Well, I think it’s a balancing act. Allowing myself to have (as Mel Robbins would say) a “so what”, or “let them” mentality. Let go of the notion of people saying negative things–and if they are, let them. At the end of the day, who cares? We’re all specks of dust on a speck of dust anyway. Maybe forgiving myself for being my harshest critic. Perhaps giving myself grace with the idea that I’m learning and still evolving. Here’s one thing I know that helps me: leveling with other people. I find that when I have frank honest conversations with folks about how I’m feeling, and then they also feel the same way (or simply understand the concept), it helps. It’s almost like leveling the playing field with other creators and people out there and asking, hey I’m feeling really uninspired and flat lately, and having them say, same. It’s a simple validation of feelings. Which we can’t ever get if we don’t honestly try connect or put ourselves out there. Full circle.

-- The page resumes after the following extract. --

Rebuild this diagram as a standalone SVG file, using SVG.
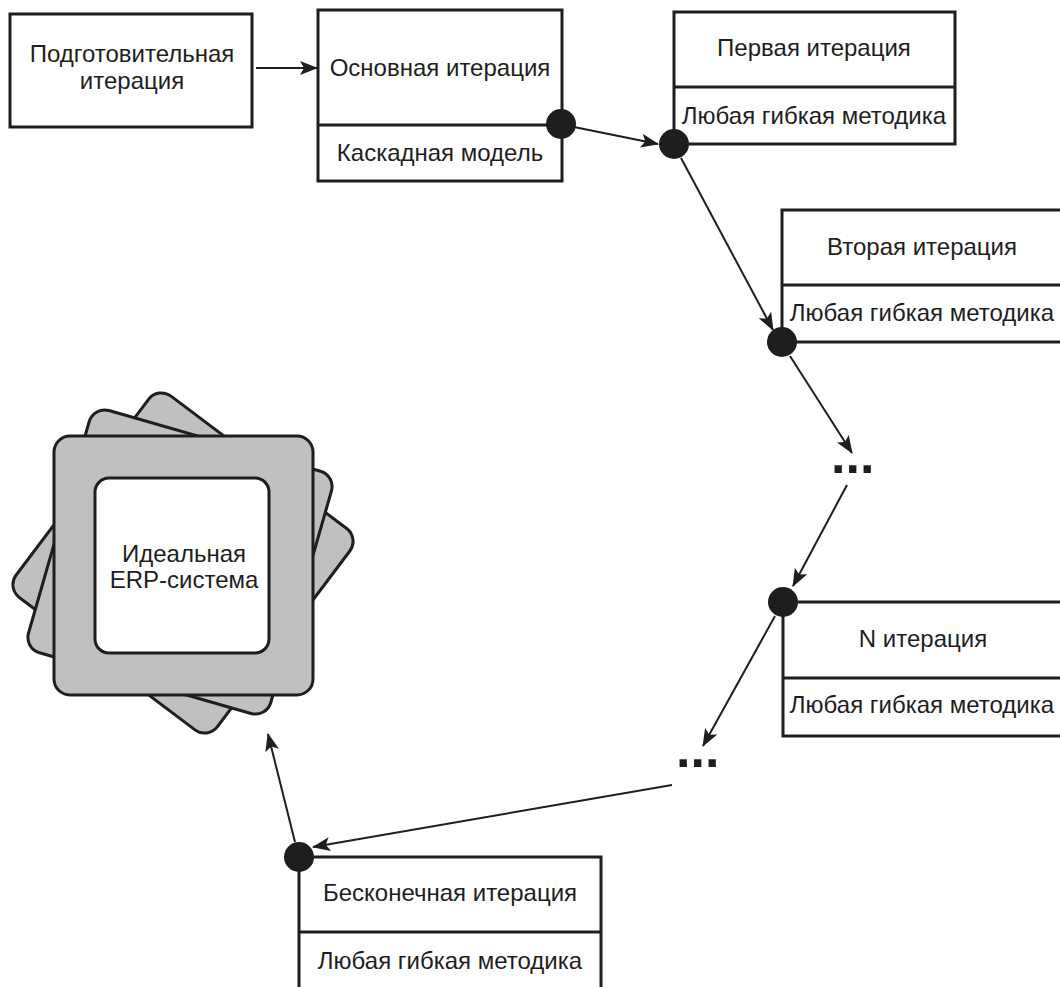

We all go through moments of self doubt. And you’re probably thinking–who even is this chic? You’ve got a handful of followers on your silly little “account”–who cares? Share what you want. Go touch grass. AND I’D WHOLEHEARTEDLY AGREE WITH YOU. Let me just add some color to that viewpoint with this little nugget: so many people out there feel the exact same way. Big and small, all shapes and sizes, the amount of folks who told me they feel similarly was astounding. So much so that it inspired me to write this darn post. It inspired me to write because it simply cannot only be me who feels any of this. At the end of the day, the goal is allowing ourselves to come up for air every once in a while and share in an authentic connection that fosters growth–even if it’s as simple as saying something like I feel the same way.